STATED GOAL:
In the material below, please retype the lines from the very first through the one with "const reninVolTickLabels = ['0', '10', '20', '30'];", exactly and without pictures.

INFORMATION PROVIDED:
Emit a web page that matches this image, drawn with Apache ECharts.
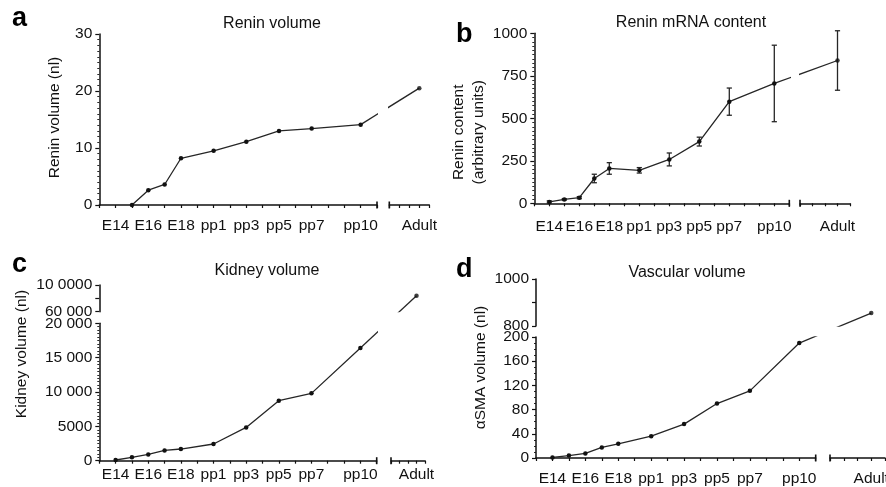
<!DOCTYPE html>
<html><head><meta charset="utf-8">
<script src="https://cdn.jsdelivr.net/npm/echarts@6/dist/echarts.min.js"></script>
<style>html,body{margin:0;padding:0;background:#fff}#c{width:886px;height:487px}</style>
</head><body><div id="c"></div><script>
// ---------- DATA ----------
// one x tick per day
const dayAxis = ['E13','E14','E15','E16','E17','E18','pp0','pp1','pp2','pp3','pp4','pp5','pp6','pp7','pp8','pp9','pp10','pp11'];
const labelledDays = ['E14','E16','E18','pp1','pp3','pp5','pp7','pp10'];
const adultLabel = 'Adult';

// a  Renin volume
const reninVolAges = ['E15','E16','E17','E18','pp1','pp3','pp5','pp7','pp10'];
const reninVolValues = [0, 2.6, 3.6, 8.2, 9.5, 11.1, 13.0, 13.4, 14.1];
const reninVolAdult = 20.5;
const reninVolTickValues = [0, 10, 20, 30];
const reninVolTickLabels = ['0', '10', '20', '30'];

// b  Renin mRNA content (mean, error)
const reninMrnaAges = ['E14','E15','E16','E17','E18','pp1','pp3','pp5','pp7','pp10'];
const reninMrnaValues = [8, 23, 33, 146, 205, 194, 258, 363, 598, 705];
const reninMrnaErr = [6, 4, 6, 25, 34, 16, 38, 26, 80, 225];
const reninMrnaAdult = 840;
const reninMrnaAdultErr = 175;
const reninMrnaTickValues = [0, 250, 500, 750, 1000];
const reninMrnaTickLabels = ['0', '250', '500', '750', '1000'];

// c  Kidney volume
const kidneyAges = ['E14','E15','E16','E17','E18','pp1','pp3','pp5','pp7','pp10'];
const kidneyValues = [100, 490, 920, 1500, 1700, 2430, 4850, 8740, 9800, 16400];
const kidneyAdult = 84000;
const kidneyLowTickValues = [0, 5000, 10000, 15000, 20000];
const kidneyLowTickLabels = ['0', '5000', '10 000', '15 000', '20 000'];
const kidneyUpTickValues = [60000, 100000];
const kidneyUpTickLabels = ['60 000', '10 0000'];

// d  Vascular volume
const vascAges = ['E14','E15','E16','E17','E18','pp1','pp3','pp5','pp7','pp10'];
const vascValues = [1, 4, 7.5, 17.5, 23.5, 36, 56, 90, 111, 190];
const vascAdult = 855;
const vascLowTickValues = [0, 40, 80, 120, 160, 200];
const vascLowTickLabels = ['0', '40', '80', '120', '160', '200'];
const vascUpTickValues = [800, 1000];
const vascUpTickLabels = ['800', '1000'];

// ---------- LAYOUT ----------
const FONT = '"Liberation Sans", Arial, Helvetica, sans-serif';
const FS = 15.5;
const INK = '#111';
const LINEC = '#262626';
const RIGHT_MAX = 4, ADULT_SLOT = 3;

const panels = [
  { letter:'a', letterPos:[12,18.5], title:'Renin volume', titlePos:[272,23.7],
    left:{x0:99.3,x1:377}, right:{x0:389.3,x1:429.3},
    low:{top:34,bottom:205,min:0,max:30,interval:10,minor:10,tv:reninVolTickValues,tl:reninVolTickLabels},
    name:'Renin volume (nl)', nameGap:36, namePad:[0,0,0,4], lineH:18, xMargin:13,
    ages:renInd(reninVolAges), values:reninVolValues, adult:reninVolAdult },
  { letter:'b', letterPos:[456,35], title:'Renin mRNA content', titlePos:[691,22.7],
    left:{x0:534.3,x1:789.3}, right:{x0:800,x1:850},
    low:{top:33.3,bottom:203.3,min:0,max:1000,interval:250,minor:10,tv:reninMrnaTickValues,tl:reninMrnaTickLabels},
    name:'Renin content\n(arbitrary units)', nameGap:32, namePad:[0,28,0,0], lineH:20, xMargin:15,
    ages:renInd(reninMrnaAges), values:reninMrnaValues, adult:reninMrnaAdult,
    err:reninMrnaErr, adultErr:reninMrnaAdultErr },
  { letter:'c', letterPos:[12,264.5], title:'Kidney volume', titlePos:[267,270.4],
    left:{x0:99.3,x1:376.7}, right:{x0:391,x1:425},
    low:{top:323.3,bottom:460.7,min:0,max:20000,interval:5000,minor:10,tv:kidneyLowTickValues,tl:kidneyLowTickLabels},
    up:{top:285,bottom:311.7,min:60000,max:100000,interval:20000,minor:0,tv:kidneyUpTickValues,tl:kidneyUpTickLabels},
    name:'Kidney volume (nl)', nameGap:69, namePad:[0,0,0,76], lineH:18, xMargin:6,
    ages:renInd(kidneyAges), values:kidneyValues, adult:kidneyAdult },
  { letter:'d', letterPos:[456,270], title:'Vascular volume', titlePos:[687,272.4],
    left:{x0:536,x1:815.7}, right:{x0:830,x1:885},
    low:{top:337,bottom:458,min:0,max:200,interval:40,minor:4,tv:vascLowTickValues,tl:vascLowTickLabels},
    up:{top:279,bottom:326,min:800,max:1000,interval:100,minor:0,tv:vascUpTickValues,tl:vascUpTickLabels},
    name:'\u03b1SMA volume (nl)', nameGap:46, namePad:[0,0,0,60], lineH:18, xMargin:13,
    ages:renInd(vascAges), values:vascValues, adult:vascAdult }
];
function renInd(arr){ return arr.map(a => dayAxis.indexOf(a)); }

// ---------- BUILD ----------
const grids = [], xAxes = [], yAxes = [], series = [], graphics = [];
function addGrid(left, top, width, height){
  grids.push({left, top, width, height, containLabel:false, outerBoundsMode:'none', show:false});
  return grids.length - 1;
}
const axisLineStyle = {color:INK, width:1.5};
const tickStyle = {color:INK, width:1.2};

function xLeft(gi, margin){
  return {gridIndex:gi, type:'value', min:0, max:dayAxis.length-1, interval:1,
    axisLine:{show:true, onZero:false, lineStyle:axisLineStyle, symbol:['none','rect'], symbolSize:[7,1.6]},
    axisTick:{show:true, inside:false, length:3, lineStyle:tickStyle},
    axisLabel:{show:true, margin, fontSize:FS, fontFamily:FONT, color:INK, showMinLabel:true, showMaxLabel:true,
      formatter: v => { const n = dayAxis[Math.round(v)]; return labelledDays.indexOf(n) >= 0 ? n : ''; }},
    splitLine:{show:false}};
}
function xRight(gi, margin){
  return {gridIndex:gi, type:'value', min:0, max:RIGHT_MAX, interval:1,
    axisLine:{show:true, onZero:false, lineStyle:axisLineStyle, symbol:['rect','none'], symbolSize:[7,1.6]},
    axisTick:{show:true, inside:false, length:3, lineStyle:tickStyle},
    axisLabel:{show:true, margin, fontSize:FS, fontFamily:FONT, color:INK, showMinLabel:true, showMaxLabel:true,
      formatter: v => (Math.round(v) === ADULT_SLOT ? adultLabel : '')},
    splitLine:{show:false}};
}
function xHidden(gi, max){
  return {gridIndex:gi, type:'value', min:0, max, show:false, splitLine:{show:false}};
}
function yShown(gi, s, P){
  const ax = {gridIndex:gi, type:'value', min:s.min, max:s.max, interval:s.interval,
    axisLine:{show:true, onZero:false, lineStyle:axisLineStyle},
    axisTick:{show:true, inside:false, length:4, lineStyle:tickStyle},
    minorTick:{show:s.minor > 0, splitNumber:s.minor || 5, length:2, lineStyle:{color:INK, width:0.9}},
    axisLabel:{show:true, margin:7, fontSize:FS, fontFamily:FONT, color:INK, showMinLabel:true, showMaxLabel:true,
      formatter: v => { const i = s.tv.indexOf(v); return i >= 0 ? s.tl[i] : ''; }},
    splitLine:{show:false}, minorSplitLine:{show:false}};
  if (P){
    ax.name = P.name; ax.nameLocation = 'middle'; ax.nameGap = P.nameGap;
    ax.nameTextStyle = {fontSize:FS, fontFamily:FONT, color:INK, lineHeight:P.lineH, padding:P.namePad};
  }
  return ax;
}
function yHidden(gi, s){
  return {gridIndex:gi, type:'value', min:s.min, max:s.max, show:false, splitLine:{show:false}};
}
const lineStyle = {color:LINEC, width:1.3};
const itemStyle = {color:'#111'};

function errRender(params, api){
  const x = api.value(0), lo = api.value(1), hi = api.value(2);
  const p1 = api.coord([x, lo]), p2 = api.coord([x, hi]);
  const w = 2.6, st = {stroke:LINEC, lineWidth:1.3};
  return {type:'group', children:[
    {type:'line', shape:{x1:p1[0], y1:p1[1], x2:p2[0], y2:p2[1]}, style:st},
    {type:'line', shape:{x1:p1[0]-w, y1:p1[1], x2:p1[0]+w, y2:p1[1]}, style:st},
    {type:'line', shape:{x1:p2[0]-w, y1:p2[1], x2:p2[0]+w, y2:p2[1]}, style:st}
  ]};
}

panels.forEach(P => {
  const lowH = P.low.bottom - P.low.top;
  const gl = addGrid(P.left.x0, P.low.top, P.left.x1 - P.left.x0, lowH);
  xAxes.push(xLeft(gl, P.xMargin)); yAxes.push(yShown(gl, P.low, P));
  const gr = addGrid(P.right.x0, P.low.top, P.right.x1 - P.right.x0, lowH);
  xAxes.push(xRight(gr, P.xMargin)); yAxes.push(yHidden(gr, P.low));
  let ga = gr;
  if (P.up){
    const upH = P.up.bottom - P.up.top;
    const gul = addGrid(P.left.x0, P.up.top, P.left.x1 - P.left.x0, upH);
    xAxes.push(xHidden(gul, dayAxis.length-1)); yAxes.push(yShown(gul, P.up, null));
    const gur = addGrid(P.right.x0, P.up.top, P.right.x1 - P.right.x0, upH);
    xAxes.push(xHidden(gur, RIGHT_MAX)); yAxes.push(yHidden(gur, P.up));
    ga = gur;
  }
  P.gl = gl; P.ga = ga;
  series.push({type:'line', xAxisIndex:gl, yAxisIndex:gl,
    data:P.ages.map((x,i) => [x, P.values[i]]),
    symbol:'circle', symbolSize:4.5, showSymbol:true, lineStyle, itemStyle, z:3});
  series.push({type:'scatter', xAxisIndex:ga, yAxisIndex:ga, data:[[ADULT_SLOT, P.adult]],
    symbol:'circle', symbolSize:4.5, itemStyle, z:3});
  if (P.err){
    series.push({type:'custom', xAxisIndex:gl, yAxisIndex:gl, renderItem:errRender,
      encode:{x:0, y:[1,2]}, data:P.ages.map((x,i) => [x, P.values[i]-P.err[i], P.values[i]+P.err[i]]), z:2});
    series.push({type:'custom', xAxisIndex:ga, yAxisIndex:ga, renderItem:errRender,
      encode:{x:0, y:[1,2]}, data:[[ADULT_SLOT, P.adult-P.adultErr, P.adult+P.adultErr]], z:2});
  }
  graphics.push({type:'text', x:P.letterPos[0], y:P.letterPos[1],
    style:{text:P.letter, font:'bold 27px ' + FONT, fill:'#000', align:'left', verticalAlign:'middle'}});
  graphics.push({type:'text', x:P.titlePos[0], y:P.titlePos[1],
    style:{text:P.title, font:'16px ' + FONT, fill:INK, align:'center', verticalAlign:'middle'}});
});

const chart = echarts.init(document.getElementById('c'), null, {renderer:'canvas', width:886, height:487});
const option = {animation:false, backgroundColor:'#fff', tooltip:{show:false},
  grid:grids, xAxis:xAxes, yAxis:yAxes, series:series, graphic:graphics};
chart.setOption(option);

// connector across the axis break: straight line pp10 -> Adult, clipped to each grid
panels.forEach(P => {
  const last = P.ages.length - 1;
  const pA = chart.convertToPixel({gridIndex:P.gl}, [P.ages[last], P.values[last]]);
  const pB = chart.convertToPixel({gridIndex:P.ga}, [ADULT_SLOT, P.adult]);
  const qL = chart.convertFromPixel({gridIndex:P.gl}, pB);
  const qR = chart.convertFromPixel({gridIndex:P.ga}, pA);
  series.push({type:'line', xAxisIndex:P.gl, yAxisIndex:P.gl, clip:true, symbol:'none',
    data:[[P.ages[last], P.values[last]], qL], lineStyle, z:2});
  series.push({type:'line', xAxisIndex:P.ga, yAxisIndex:P.ga, clip:true, symbol:'none',
    data:[qR, [ADULT_SLOT, P.adult]], lineStyle, z:2});
});
chart.setOption({series:series});
</script></body></html>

EXPECTED ANSWER:
Emit a web page that matches this image, drawn with Apache ECharts.
<!DOCTYPE html>
<html><head><meta charset="utf-8">
<script src="https://cdn.jsdelivr.net/npm/echarts@6/dist/echarts.min.js"></script>
<style>html,body{margin:0;padding:0;background:#fff}#c{width:886px;height:487px}</style>
</head><body><div id="c"></div><script>
// ---------- DATA ----------
// one x tick per day
const dayAxis = ['E13','E14','E15','E16','E17','E18','pp0','pp1','pp2','pp3','pp4','pp5','pp6','pp7','pp8','pp9','pp10','pp11'];
const labelledDays = ['E14','E16','E18','pp1','pp3','pp5','pp7','pp10'];
const adultLabel = 'Adult';

// a  Renin volume
const reninVolAges = ['E15','E16','E17','E18','pp1','pp3','pp5','pp7','pp10'];
const reninVolValues = [0, 2.6, 3.6, 8.2, 9.5, 11.1, 13.0, 13.4, 14.1];
const reninVolAdult = 20.5;
const reninVolTickValues = [0, 10, 20, 30];
const reninVolTickLabels = ['0', '10', '20', '30'];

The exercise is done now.